▶ [Supplied entries]:
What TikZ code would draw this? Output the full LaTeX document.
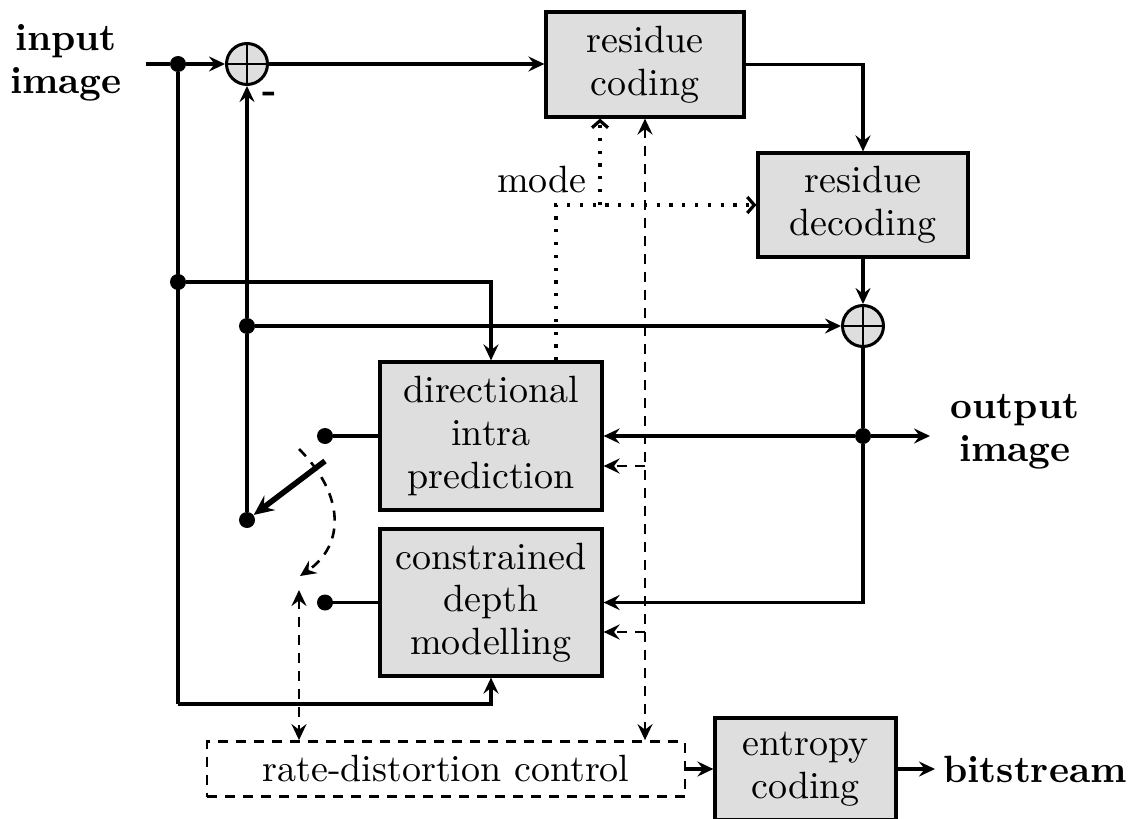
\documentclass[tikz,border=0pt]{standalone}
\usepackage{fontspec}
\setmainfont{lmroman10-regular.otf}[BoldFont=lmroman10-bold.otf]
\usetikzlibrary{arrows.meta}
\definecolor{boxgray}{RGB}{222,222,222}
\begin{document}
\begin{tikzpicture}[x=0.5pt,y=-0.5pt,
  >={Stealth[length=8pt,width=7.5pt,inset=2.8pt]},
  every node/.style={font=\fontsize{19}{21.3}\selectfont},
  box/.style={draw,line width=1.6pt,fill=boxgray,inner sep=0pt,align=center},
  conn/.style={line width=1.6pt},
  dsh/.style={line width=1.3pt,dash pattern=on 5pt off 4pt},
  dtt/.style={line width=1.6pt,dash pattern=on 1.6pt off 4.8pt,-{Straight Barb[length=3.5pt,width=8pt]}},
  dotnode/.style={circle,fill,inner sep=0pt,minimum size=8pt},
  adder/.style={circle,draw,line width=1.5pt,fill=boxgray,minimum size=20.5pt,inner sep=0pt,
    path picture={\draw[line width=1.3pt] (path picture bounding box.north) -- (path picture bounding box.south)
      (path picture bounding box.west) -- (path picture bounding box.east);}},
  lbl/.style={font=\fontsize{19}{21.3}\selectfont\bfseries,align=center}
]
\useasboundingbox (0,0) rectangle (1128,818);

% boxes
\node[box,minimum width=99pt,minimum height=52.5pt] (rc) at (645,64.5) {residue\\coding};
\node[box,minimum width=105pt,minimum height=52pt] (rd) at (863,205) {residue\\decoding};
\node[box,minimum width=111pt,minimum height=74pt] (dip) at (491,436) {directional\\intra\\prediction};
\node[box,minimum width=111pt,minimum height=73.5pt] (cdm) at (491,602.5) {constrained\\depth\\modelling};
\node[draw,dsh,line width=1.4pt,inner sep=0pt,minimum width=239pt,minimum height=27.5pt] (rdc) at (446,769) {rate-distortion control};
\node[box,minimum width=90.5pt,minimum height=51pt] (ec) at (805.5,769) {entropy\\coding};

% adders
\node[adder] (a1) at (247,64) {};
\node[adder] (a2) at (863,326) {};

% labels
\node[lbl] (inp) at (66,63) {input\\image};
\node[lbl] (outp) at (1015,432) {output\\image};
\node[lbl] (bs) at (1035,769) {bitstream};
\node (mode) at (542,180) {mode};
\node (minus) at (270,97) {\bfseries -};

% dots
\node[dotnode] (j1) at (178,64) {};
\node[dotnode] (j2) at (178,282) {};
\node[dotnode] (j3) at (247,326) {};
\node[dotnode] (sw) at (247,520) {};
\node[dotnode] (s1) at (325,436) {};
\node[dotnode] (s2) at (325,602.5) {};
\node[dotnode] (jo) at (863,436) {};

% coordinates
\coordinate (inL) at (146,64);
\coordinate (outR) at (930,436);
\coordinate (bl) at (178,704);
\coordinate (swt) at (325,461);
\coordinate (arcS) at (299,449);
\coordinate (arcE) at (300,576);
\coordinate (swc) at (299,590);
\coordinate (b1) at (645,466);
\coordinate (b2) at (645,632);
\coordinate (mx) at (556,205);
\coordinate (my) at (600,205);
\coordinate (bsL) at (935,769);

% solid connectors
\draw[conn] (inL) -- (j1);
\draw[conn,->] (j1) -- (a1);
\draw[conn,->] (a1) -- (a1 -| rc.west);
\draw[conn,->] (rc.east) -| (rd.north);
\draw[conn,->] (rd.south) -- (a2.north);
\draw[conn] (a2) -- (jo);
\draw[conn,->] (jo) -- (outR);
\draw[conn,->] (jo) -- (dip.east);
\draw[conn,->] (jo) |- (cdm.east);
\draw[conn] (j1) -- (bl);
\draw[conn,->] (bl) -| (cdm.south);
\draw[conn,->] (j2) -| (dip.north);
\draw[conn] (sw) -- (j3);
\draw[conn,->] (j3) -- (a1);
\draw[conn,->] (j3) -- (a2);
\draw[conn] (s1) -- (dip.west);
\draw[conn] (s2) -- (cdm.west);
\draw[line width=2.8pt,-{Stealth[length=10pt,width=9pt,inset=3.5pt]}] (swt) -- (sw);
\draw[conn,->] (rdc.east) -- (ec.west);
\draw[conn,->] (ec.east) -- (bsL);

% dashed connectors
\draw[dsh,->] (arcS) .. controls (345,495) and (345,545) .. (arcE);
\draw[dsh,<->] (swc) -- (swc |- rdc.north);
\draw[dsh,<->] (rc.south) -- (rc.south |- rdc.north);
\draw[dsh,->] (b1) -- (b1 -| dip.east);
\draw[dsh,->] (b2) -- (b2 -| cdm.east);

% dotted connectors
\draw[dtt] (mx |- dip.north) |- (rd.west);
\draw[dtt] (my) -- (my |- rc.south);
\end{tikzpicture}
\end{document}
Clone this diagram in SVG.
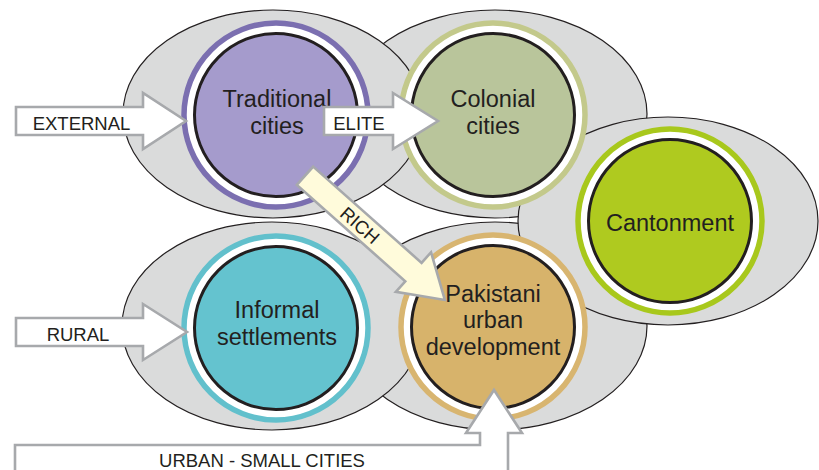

▶ [Exercise prompt]: Each line of the data is to be duplicated exactly; pictures stay out of the copy.

▶ [Result]:
What TikZ code would draw this? Output the full LaTeX document.
\documentclass[tikz,border=0pt]{standalone}
\usepackage{fontspec}
\setmainfont{lmroman10-regular.otf}[BoldFont=lmroman10-bold.otf]
\usetikzlibrary{arrows.meta}
\definecolor{boxgray}{RGB}{222,222,222}
\begin{document}
\begin{tikzpicture}[x=0.5pt,y=-0.5pt,
  >={Stealth[length=8pt,width=7.5pt,inset=2.8pt]},
  every node/.style={font=\fontsize{19}{21.3}\selectfont},
  box/.style={draw,line width=1.6pt,fill=boxgray,inner sep=0pt,align=center},
  conn/.style={line width=1.6pt},
  dsh/.style={line width=1.3pt,dash pattern=on 5pt off 4pt},
  dtt/.style={line width=1.6pt,dash pattern=on 1.6pt off 4.8pt,-{Straight Barb[length=3.5pt,width=8pt]}},
  dotnode/.style={circle,fill,inner sep=0pt,minimum size=8pt},
  adder/.style={circle,draw,line width=1.5pt,fill=boxgray,minimum size=20.5pt,inner sep=0pt,
    path picture={\draw[line width=1.3pt] (path picture bounding box.north) -- (path picture bounding box.south)
      (path picture bounding box.west) -- (path picture bounding box.east);}},
  lbl/.style={font=\fontsize{19}{21.3}\selectfont\bfseries,align=center}
]
\useasboundingbox (0,0) rectangle (1128,818);

% boxes
\node[box,minimum width=99pt,minimum height=52.5pt] (rc) at (645,64.5) {residue\\coding};
\node[box,minimum width=105pt,minimum height=52pt] (rd) at (863,205) {residue\\decoding};
\node[box,minimum width=111pt,minimum height=74pt] (dip) at (491,436) {directional\\intra\\prediction};
\node[box,minimum width=111pt,minimum height=73.5pt] (cdm) at (491,602.5) {constrained\\depth\\modelling};
\node[draw,dsh,line width=1.4pt,inner sep=0pt,minimum width=239pt,minimum height=27.5pt] (rdc) at (446,769) {rate-distortion control};
\node[box,minimum width=90.5pt,minimum height=51pt] (ec) at (805.5,769) {entropy\\coding};

% adders
\node[adder] (a1) at (247,64) {};
\node[adder] (a2) at (863,326) {};

% labels
\node[lbl] (inp) at (66,63) {input\\image};
\node[lbl] (outp) at (1015,432) {output\\image};
\node[lbl] (bs) at (1035,769) {bitstream};
\node (mode) at (542,180) {mode};
\node (minus) at (270,97) {\bfseries -};

% dots
\node[dotnode] (j1) at (178,64) {};
\node[dotnode] (j2) at (178,282) {};
\node[dotnode] (j3) at (247,326) {};
\node[dotnode] (sw) at (247,520) {};
\node[dotnode] (s1) at (325,436) {};
\node[dotnode] (s2) at (325,602.5) {};
\node[dotnode] (jo) at (863,436) {};

% coordinates
\coordinate (inL) at (146,64);
\coordinate (outR) at (930,436);
\coordinate (bl) at (178,704);
\coordinate (swt) at (325,461);
\coordinate (arcS) at (299,449);
\coordinate (arcE) at (300,576);
\coordinate (swc) at (299,590);
\coordinate (b1) at (645,466);
\coordinate (b2) at (645,632);
\coordinate (mx) at (556,205);
\coordinate (my) at (600,205);
\coordinate (bsL) at (935,769);

% solid connectors
\draw[conn] (inL) -- (j1);
\draw[conn,->] (j1) -- (a1);
\draw[conn,->] (a1) -- (a1 -| rc.west);
\draw[conn,->] (rc.east) -| (rd.north);
\draw[conn,->] (rd.south) -- (a2.north);
\draw[conn] (a2) -- (jo);
\draw[conn,->] (jo) -- (outR);
\draw[conn,->] (jo) -- (dip.east);
\draw[conn,->] (jo) |- (cdm.east);
\draw[conn] (j1) -- (bl);
\draw[conn,->] (bl) -| (cdm.south);
\draw[conn,->] (j2) -| (dip.north);
\draw[conn] (sw) -- (j3);
\draw[conn,->] (j3) -- (a1);
\draw[conn,->] (j3) -- (a2);
\draw[conn] (s1) -- (dip.west);
\draw[conn] (s2) -- (cdm.west);
\draw[line width=2.8pt,-{Stealth[length=10pt,width=9pt,inset=3.5pt]}] (swt) -- (sw);
\draw[conn,->] (rdc.east) -- (ec.west);
\draw[conn,->] (ec.east) -- (bsL);

% dashed connectors
\draw[dsh,->] (arcS) .. controls (345,495) and (345,545) .. (arcE);
\draw[dsh,<->] (swc) -- (swc |- rdc.north);
\draw[dsh,<->] (rc.south) -- (rc.south |- rdc.north);
\draw[dsh,->] (b1) -- (b1 -| dip.east);
\draw[dsh,->] (b2) -- (b2 -| cdm.east);

% dotted connectors
\draw[dtt] (mx |- dip.north) |- (rd.west);
\draw[dtt] (my) -- (my |- rc.south);
\end{tikzpicture}
\end{document}
Clone this diagram in SVG.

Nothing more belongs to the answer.